Get savvy with CO poisoning symptoms – One in 10 (11%) over 75s has little or no knowledge of the dangers of carbon monoxide (CO) and less than half (47%) of Britons can recognise CO poisoning symptoms in their older relatives. Although CO has no smell, taste or colour, symptoms of poisoning include: headaches; dizziness; nausea; breathlessness; collapse and loss of consciousness – all of which can be mistaken for something else.

Recognise unsafe gas appliance signs – Just over half of Britons (53%) know the signs of unsafe gas appliances, which include: a lazy yellow flame instead of a crisp blue flame; soot or staining on or around the appliance; excess condensation in the room.


Mark Jones, Station Manager, Merseyside Fire and Rescue Service, recalls a recent call-out handled by his team:


“Recently a man in his 80s was found by his stepson collapsed on his bedroom floor. His stepson called an ambulance and, on arrival, paramedics immediately removed the man from the property, taking him to hospital to be treated for suspected carbon monoxide (CO) poisoning.

“We were called to investigate and our crews entered the property using breathing apparatus that monitored the CO levels within the property. The detector registered 650 parts per million (ppm), which is an extremely high and dangerous level that can potentially be fatal within minutes. The gas supply was isolated and the property ventilated.

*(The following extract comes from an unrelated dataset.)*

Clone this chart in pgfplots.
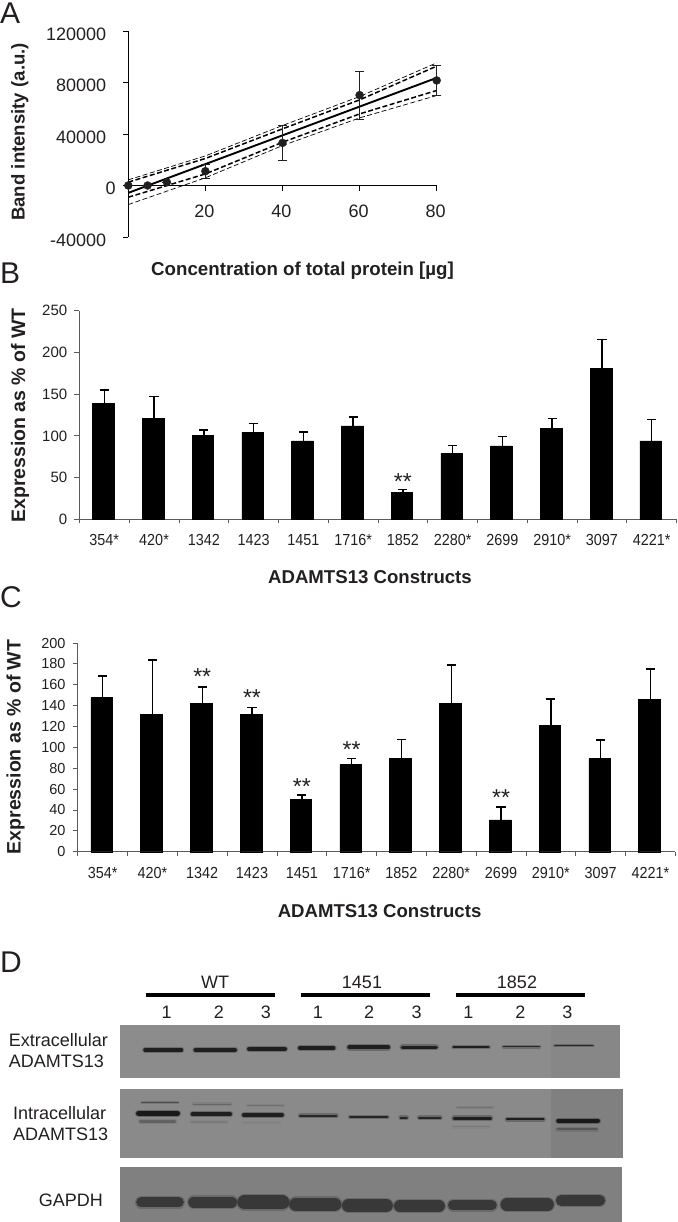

“The man is very lucky to be alive. Although older people are at particular risk from the effects of CO poisoning, it is an indiscriminate killer and can be fatal to anyone. This is not an isolated incident – similar cases have resulted in fatalities that could potentially have been avoided if people had fitted a CO alarm in their property and had an annual safety check carried out by a Gas Safe Registered engineer.”

Gas Safe Register investigations find around one in six gas appliances are unsafe, with half of the gas fireplaces investigated found to be dangerous.

Worryingly, older people are half as likely (6%) as other age groups (15%) to have a gas installation or service carried out by a professional to ensure their gas appliances are safe. Make sure they know to ‘Trust the Triangle’ by asking to see their engineer’s Gas Safe ID card and checking it to make sure the engineer is covered to check or fit the appliance in question.